Dataset content:
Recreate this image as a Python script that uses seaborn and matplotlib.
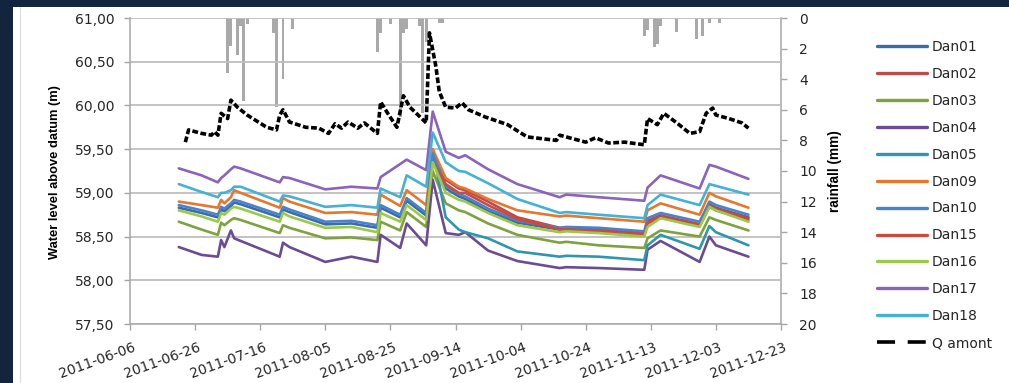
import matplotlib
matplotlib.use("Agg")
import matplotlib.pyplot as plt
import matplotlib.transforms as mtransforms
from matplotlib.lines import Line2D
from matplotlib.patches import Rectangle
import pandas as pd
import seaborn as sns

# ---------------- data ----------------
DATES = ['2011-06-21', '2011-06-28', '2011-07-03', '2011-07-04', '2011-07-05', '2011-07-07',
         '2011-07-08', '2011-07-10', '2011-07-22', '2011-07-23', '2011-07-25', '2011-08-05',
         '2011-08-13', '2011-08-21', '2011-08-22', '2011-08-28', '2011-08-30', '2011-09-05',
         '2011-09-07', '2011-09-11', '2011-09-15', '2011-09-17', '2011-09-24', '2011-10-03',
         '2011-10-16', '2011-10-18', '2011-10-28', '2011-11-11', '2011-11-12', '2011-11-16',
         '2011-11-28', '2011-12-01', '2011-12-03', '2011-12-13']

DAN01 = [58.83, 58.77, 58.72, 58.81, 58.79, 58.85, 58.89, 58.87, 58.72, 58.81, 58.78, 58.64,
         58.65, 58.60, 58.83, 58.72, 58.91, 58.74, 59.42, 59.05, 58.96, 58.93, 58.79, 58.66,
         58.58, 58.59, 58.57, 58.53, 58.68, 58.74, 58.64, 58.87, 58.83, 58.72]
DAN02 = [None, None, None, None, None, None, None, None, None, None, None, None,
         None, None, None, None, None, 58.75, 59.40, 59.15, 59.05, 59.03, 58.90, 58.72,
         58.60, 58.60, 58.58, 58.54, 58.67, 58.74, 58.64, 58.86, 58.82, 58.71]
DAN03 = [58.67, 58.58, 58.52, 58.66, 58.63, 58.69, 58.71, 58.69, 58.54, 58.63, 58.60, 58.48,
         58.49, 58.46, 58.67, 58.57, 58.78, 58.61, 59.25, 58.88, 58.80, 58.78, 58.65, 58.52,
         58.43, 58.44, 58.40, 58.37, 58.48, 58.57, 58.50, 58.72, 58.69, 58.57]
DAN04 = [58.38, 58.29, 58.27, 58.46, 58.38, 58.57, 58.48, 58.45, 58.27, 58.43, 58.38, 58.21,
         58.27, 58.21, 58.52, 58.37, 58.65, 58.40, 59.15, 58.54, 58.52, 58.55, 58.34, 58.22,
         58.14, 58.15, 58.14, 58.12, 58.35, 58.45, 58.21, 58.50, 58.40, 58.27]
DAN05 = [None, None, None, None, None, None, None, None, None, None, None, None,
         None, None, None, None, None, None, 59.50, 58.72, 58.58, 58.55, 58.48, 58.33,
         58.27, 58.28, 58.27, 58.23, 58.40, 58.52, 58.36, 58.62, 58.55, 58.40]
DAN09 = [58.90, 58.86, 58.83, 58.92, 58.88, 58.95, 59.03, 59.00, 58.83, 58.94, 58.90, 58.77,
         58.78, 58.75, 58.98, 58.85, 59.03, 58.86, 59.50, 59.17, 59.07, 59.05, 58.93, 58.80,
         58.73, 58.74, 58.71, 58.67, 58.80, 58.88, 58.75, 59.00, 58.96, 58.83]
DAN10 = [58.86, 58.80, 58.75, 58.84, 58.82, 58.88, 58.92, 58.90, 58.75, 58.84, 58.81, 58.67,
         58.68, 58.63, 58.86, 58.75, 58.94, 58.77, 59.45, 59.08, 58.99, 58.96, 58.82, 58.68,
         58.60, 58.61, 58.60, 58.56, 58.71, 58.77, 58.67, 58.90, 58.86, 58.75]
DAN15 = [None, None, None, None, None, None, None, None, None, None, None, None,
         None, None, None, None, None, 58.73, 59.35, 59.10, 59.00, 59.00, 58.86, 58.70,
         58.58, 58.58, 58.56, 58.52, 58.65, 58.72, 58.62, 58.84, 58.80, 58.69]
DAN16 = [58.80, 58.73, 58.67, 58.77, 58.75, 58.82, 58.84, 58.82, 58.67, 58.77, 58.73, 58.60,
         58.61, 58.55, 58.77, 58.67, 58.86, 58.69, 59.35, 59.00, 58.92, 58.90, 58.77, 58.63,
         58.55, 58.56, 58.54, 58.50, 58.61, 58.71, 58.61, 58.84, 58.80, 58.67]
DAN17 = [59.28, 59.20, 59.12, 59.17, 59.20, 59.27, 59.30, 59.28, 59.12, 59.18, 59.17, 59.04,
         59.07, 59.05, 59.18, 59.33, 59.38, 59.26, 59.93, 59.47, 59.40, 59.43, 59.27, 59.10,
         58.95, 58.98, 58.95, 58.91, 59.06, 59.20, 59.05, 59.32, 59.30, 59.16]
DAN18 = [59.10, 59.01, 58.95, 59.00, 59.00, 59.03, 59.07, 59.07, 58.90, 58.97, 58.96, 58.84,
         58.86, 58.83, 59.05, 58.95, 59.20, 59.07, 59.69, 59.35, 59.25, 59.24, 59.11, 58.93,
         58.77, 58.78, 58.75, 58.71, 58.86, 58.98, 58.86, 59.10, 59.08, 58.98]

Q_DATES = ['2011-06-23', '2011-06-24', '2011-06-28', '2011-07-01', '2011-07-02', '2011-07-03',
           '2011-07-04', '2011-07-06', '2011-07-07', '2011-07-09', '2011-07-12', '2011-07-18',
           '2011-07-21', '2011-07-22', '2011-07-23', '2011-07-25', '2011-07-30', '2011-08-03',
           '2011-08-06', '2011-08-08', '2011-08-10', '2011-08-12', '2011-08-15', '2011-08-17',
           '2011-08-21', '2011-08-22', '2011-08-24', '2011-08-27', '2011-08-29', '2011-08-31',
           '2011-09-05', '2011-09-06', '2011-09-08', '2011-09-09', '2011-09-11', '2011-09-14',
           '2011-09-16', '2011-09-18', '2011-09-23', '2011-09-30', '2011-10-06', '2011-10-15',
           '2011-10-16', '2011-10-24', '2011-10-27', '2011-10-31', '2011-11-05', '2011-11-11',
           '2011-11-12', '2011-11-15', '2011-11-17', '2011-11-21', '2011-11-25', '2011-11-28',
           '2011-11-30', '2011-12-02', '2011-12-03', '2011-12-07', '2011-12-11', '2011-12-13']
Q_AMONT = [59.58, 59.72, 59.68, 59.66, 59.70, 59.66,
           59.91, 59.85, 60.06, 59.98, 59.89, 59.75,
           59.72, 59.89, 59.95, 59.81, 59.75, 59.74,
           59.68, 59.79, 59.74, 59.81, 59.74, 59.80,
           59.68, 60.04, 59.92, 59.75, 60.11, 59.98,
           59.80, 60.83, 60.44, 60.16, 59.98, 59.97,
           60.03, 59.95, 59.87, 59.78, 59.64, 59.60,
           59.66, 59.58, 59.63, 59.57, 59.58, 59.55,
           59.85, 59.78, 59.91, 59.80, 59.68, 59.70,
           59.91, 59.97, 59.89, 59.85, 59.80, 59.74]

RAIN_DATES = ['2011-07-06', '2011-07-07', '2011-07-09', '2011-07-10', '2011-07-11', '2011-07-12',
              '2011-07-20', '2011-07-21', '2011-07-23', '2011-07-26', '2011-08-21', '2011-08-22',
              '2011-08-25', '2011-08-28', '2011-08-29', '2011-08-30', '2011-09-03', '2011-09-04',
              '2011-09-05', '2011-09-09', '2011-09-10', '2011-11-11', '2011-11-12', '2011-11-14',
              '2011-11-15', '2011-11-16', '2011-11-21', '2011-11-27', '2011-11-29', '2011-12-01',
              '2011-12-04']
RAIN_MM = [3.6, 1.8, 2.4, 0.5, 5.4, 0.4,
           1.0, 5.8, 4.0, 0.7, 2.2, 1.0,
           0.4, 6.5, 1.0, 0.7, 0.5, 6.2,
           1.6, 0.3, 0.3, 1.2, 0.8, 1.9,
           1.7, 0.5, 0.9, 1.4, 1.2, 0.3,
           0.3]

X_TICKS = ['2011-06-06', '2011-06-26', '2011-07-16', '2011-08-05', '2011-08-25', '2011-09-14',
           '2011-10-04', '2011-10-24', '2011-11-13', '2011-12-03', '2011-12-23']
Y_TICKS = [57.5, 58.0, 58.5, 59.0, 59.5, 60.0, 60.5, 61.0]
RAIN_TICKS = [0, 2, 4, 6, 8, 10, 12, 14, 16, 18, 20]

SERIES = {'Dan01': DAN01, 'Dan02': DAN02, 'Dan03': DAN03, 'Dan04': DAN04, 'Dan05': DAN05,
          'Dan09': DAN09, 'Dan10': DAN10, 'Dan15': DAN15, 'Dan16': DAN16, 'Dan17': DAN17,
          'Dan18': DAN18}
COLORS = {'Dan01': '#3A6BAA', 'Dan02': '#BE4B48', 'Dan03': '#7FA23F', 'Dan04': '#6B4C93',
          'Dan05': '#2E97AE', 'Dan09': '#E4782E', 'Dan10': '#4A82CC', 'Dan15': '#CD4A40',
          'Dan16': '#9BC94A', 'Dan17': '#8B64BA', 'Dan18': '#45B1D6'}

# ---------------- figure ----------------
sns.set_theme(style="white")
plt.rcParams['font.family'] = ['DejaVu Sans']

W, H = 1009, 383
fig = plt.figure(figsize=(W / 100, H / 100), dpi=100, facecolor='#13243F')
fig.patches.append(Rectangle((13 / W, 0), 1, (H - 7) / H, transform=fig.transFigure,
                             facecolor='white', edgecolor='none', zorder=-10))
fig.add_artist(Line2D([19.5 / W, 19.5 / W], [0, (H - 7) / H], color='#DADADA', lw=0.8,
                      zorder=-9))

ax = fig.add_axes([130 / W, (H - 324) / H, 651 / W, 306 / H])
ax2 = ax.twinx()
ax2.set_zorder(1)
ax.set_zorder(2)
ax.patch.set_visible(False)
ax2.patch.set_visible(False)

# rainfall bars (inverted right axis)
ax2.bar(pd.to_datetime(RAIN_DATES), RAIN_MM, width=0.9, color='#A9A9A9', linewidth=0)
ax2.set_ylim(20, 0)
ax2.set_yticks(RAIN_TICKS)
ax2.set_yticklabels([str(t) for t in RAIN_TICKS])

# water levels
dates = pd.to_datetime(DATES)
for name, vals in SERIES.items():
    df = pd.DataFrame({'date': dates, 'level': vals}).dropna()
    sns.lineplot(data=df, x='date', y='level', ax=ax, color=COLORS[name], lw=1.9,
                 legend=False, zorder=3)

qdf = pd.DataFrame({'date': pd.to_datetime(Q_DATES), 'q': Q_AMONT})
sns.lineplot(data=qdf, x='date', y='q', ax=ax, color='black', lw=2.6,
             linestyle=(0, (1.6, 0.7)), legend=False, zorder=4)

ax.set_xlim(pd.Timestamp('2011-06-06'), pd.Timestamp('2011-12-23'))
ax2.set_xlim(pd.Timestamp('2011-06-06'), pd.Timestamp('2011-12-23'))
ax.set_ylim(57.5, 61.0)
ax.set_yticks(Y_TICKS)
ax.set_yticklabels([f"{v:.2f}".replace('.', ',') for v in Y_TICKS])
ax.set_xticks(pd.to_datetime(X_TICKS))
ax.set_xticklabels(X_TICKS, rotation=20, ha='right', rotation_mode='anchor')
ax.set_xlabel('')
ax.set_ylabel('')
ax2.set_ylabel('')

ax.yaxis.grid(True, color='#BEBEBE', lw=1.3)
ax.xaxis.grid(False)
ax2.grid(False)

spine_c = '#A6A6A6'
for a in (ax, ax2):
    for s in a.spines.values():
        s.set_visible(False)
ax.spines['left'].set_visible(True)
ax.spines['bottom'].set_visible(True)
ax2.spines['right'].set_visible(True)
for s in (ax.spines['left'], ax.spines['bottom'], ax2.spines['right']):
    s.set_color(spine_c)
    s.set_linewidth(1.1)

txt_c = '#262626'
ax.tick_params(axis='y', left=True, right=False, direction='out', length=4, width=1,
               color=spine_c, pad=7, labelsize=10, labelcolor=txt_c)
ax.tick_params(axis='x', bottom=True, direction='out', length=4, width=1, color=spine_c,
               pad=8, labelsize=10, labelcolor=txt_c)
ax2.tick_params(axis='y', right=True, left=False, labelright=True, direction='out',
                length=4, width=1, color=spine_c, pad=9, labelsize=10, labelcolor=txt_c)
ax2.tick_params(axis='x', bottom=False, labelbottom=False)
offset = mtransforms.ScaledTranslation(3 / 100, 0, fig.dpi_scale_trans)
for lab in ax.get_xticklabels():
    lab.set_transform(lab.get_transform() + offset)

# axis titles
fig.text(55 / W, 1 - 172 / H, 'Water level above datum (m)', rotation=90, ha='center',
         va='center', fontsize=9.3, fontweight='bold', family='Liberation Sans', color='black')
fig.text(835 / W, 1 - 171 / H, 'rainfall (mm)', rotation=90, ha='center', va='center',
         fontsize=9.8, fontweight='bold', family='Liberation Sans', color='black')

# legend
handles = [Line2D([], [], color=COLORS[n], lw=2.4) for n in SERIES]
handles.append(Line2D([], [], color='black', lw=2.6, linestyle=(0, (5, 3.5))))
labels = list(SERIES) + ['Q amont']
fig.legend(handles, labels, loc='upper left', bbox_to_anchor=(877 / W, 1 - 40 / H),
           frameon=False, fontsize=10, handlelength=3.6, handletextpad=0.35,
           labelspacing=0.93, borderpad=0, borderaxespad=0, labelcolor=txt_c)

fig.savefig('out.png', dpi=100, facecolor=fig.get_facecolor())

Aim: How many of the lines above include the word "seaborn"? Respond with the number alone.

Reply to the exercise: 2